#digital_humanities

Augmented Editions and Fluid Textuality

As I mentioned in discussion last week, one of the concepts in the Digital_Humanities reading from p. 29-42 already somewhat familiar to me from other literary research methods is the idea of the fluid text, which resembles some of the theory behind “genetic criticism,” an approach to manuscripts and other “avant textes” (“before-texts”) developed in France. One of the central tenets of genetic criticism is that the study of genesis, evolution, and revision through primary documents should not treat published works as the culmination of a teleological process that contains the meaning of all previous versions, but rather another instance in a series of independently meaningful versions. On p. 35-6, the authors of Digital_Humanities make a strong case for the usefulness of DH techniques and platforms for genetic projects that track versioning, and they also theorize an equivalent genetic practice for scholarship, in which evolving digital research-results would retain version-history: “what appears at first to be a single page of a text or object extends through a multiplicity of embedded layers, each displaying a different facet of an argument or history of a work’s production” (36). But whereas genetic criticism almost invariably takes an interest in the work of a central author, DH fluid textuality allows for the arrival or disappearance of many authors.

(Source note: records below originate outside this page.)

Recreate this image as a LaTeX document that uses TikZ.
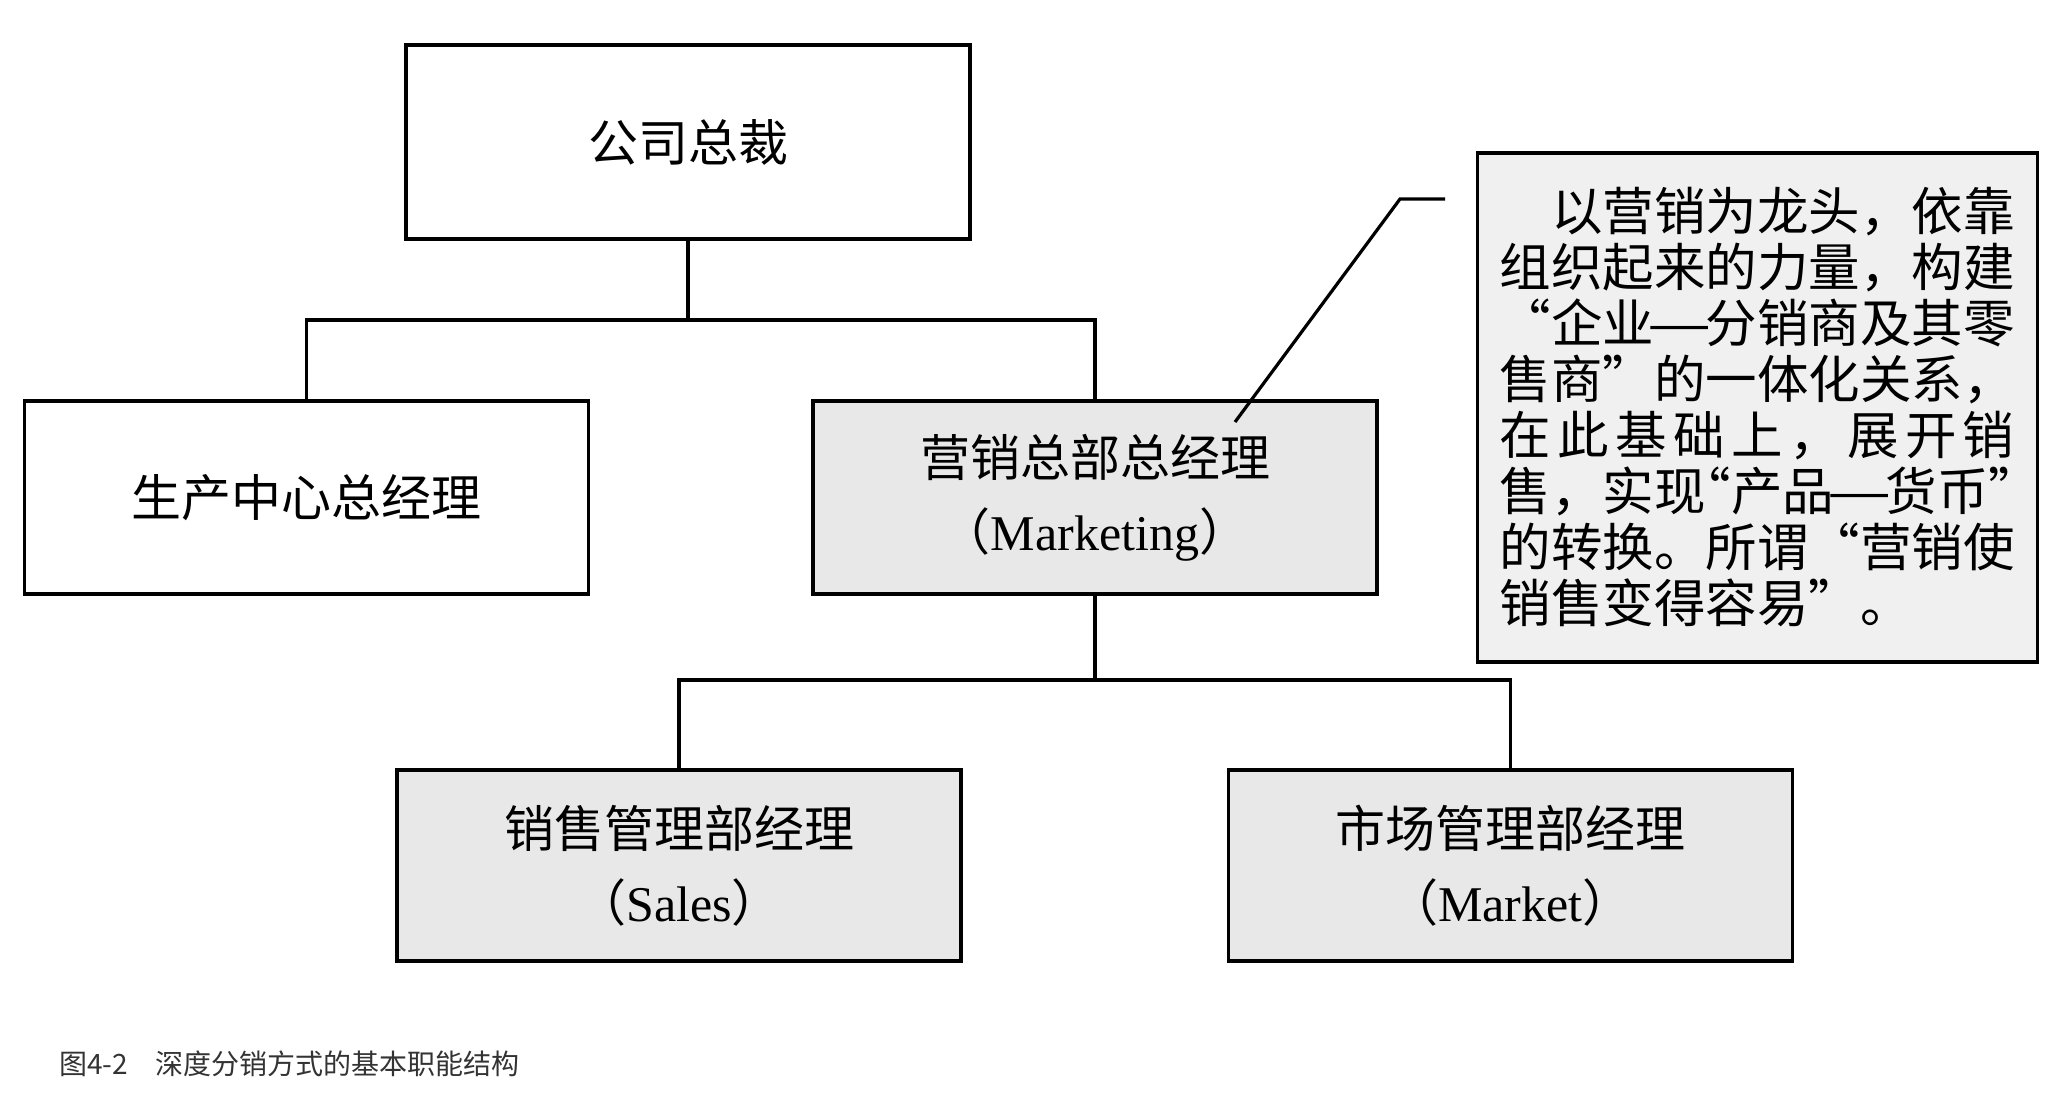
\documentclass[tikz,border=0pt]{standalone}
\usepackage{fontspec}
\setmainfont{Liberation Serif}
\newfontfamily\cjk{Noto Sans CJK SC}
\definecolor{boxgray}{gray}{0.91}
\definecolor{notegray}{gray}{0.94}
\definecolor{capgray}{gray}{0.2}
\newcommand{\longdash}{\makebox[1em]{\resizebox{1.25em}{\height}{—}}}
\begin{document}
\begin{tikzpicture}[x=0.5pt,y=-0.5pt,
    box/.style={draw,line width=1.8pt,minimum width=282pt,minimum height=96.5pt,align=center,font=\fontsize{25}{37}\selectfont},
    gbox/.style={box,fill=boxgray},
    link/.style={line width=1.6pt}]
\useasboundingbox (0,0) rectangle (2056,1104);
% boxes
\node[box,minimum height=97pt] (ceo) at (688,142) {\cjk 公司总裁};
\node[box] (prod) at (306.5,497.5) {\cjk 生产中心总经理};
\node[gbox] (mkt) at (1095,497.5) {{\cjk 营销总部总经理}\\{\cjk （}Marketing{\cjk ）}};
\node[gbox,minimum height=95.5pt] (sales) at (679,865.5) {{\cjk 销售管理部经理}\\{\cjk （}Sales{\cjk ）}};
\node[gbox,minimum height=95.5pt] (market) at (1510.5,865.5) {{\cjk 市场管理部经理}\\{\cjk （}Market{\cjk ）}};
% lines
\coordinate (top) at (688,320);
\draw[link] (ceo) -- (top);
\draw[link] (prod.north) |- (top) -| (mkt.north);
\coordinate (mid) at (1095,680);
\draw[link] (mkt) -- (mid);
\draw[link] (sales.north) |- (mid) -| (market.north);
% note
\node[draw,line width=1.8pt,fill=notegray,minimum width=280pt,minimum height=254.5pt,
    text width=258pt,align=left,font=\fontsize{25.75}{28}\selectfont\cjk] (note) at (1757.5,407.5)
    {\hspace*{1em}以营销为龙头，依靠\\
     组织起来的力量，构建\\
     “企业\longdash 分销商及其零\\
     售商”的一体化关系，\\
     \makebox[10em][s]{在\hfill 此\hfill 基\hfill 础\hfill 上\hfill ，\hfill 展\hfill 开\hfill 销}\\
     售，实现\nobreak\hspace{-0.5em}“产品\longdash 货币”\\
     的转换。所谓“营销使\\
     销售变得容易”。};
\coordinate (n1) at (1445,199);
\coordinate (n2) at (1400,199);
\coordinate (n3) at (1235,422);
\draw[link] (n1) -- (n2) -- (n3);
% caption
\node[anchor=base west,text=capgray,font=\fontsize{14}{16}\selectfont\cjk] (cap) at (52,1074)
    {图4-2\quad 深度分销方式的基本职能结构};
\end{tikzpicture}
\end{document}
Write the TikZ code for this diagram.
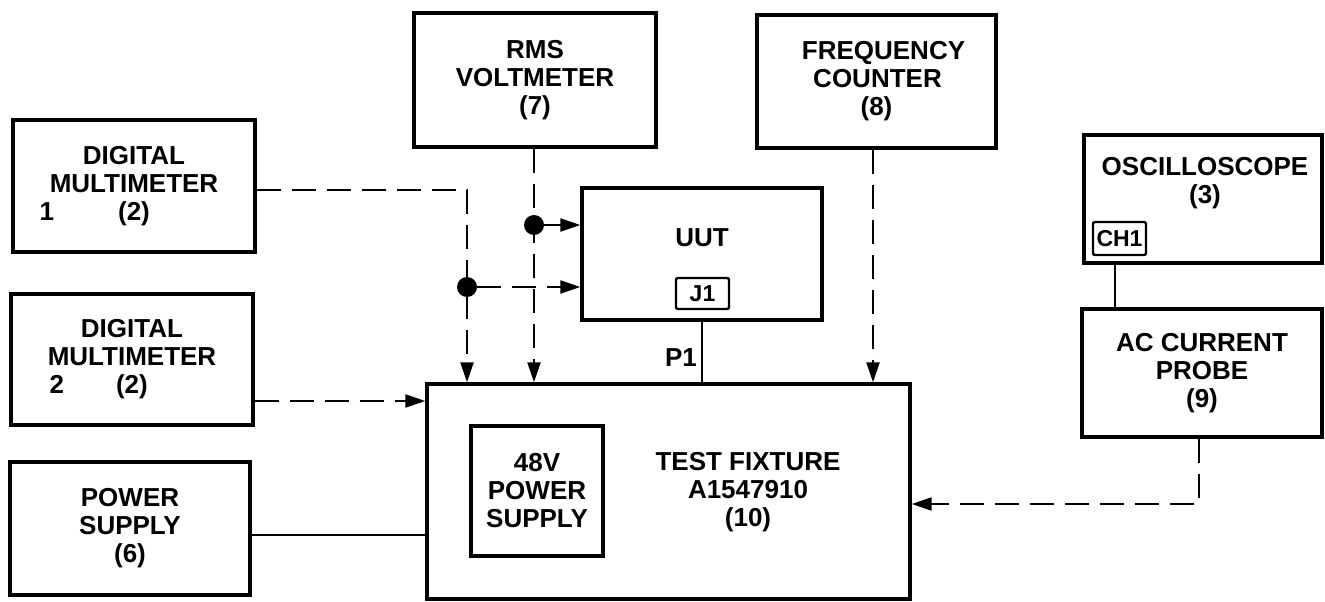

Locative Investigation and Thick Mapping

This section contributes to my sense that one of DH’s particular pedagogical uses is its projects’ ability to serve students both as a repository of humanities knowledge and as a ground for practical applications of humanities skills. Of course, it has always been possible to apply, say, the skills of literary close-reading to a critical article (to my mind, this seems more useful, in fact, than applying the same skills to “Code, Software, and Platform Studies,” p. 53-4), but the interactivity of DH projects makes this kind of engagement more automatic and familiar. In the case of “Thick Mapping” projects, the lessons of fields like Anthropology, History, or Literature about subjectivity and contingency will have an immediate effect on students who become aware of their own individual navigations inside digital maps and data. Because DH projects are generally based on curated worlds of data, larger and more versatile than the narrowly selected examples used for a rigid argument, students (as well as other researchers and members of the public) can work out what to select and focus on for themselves.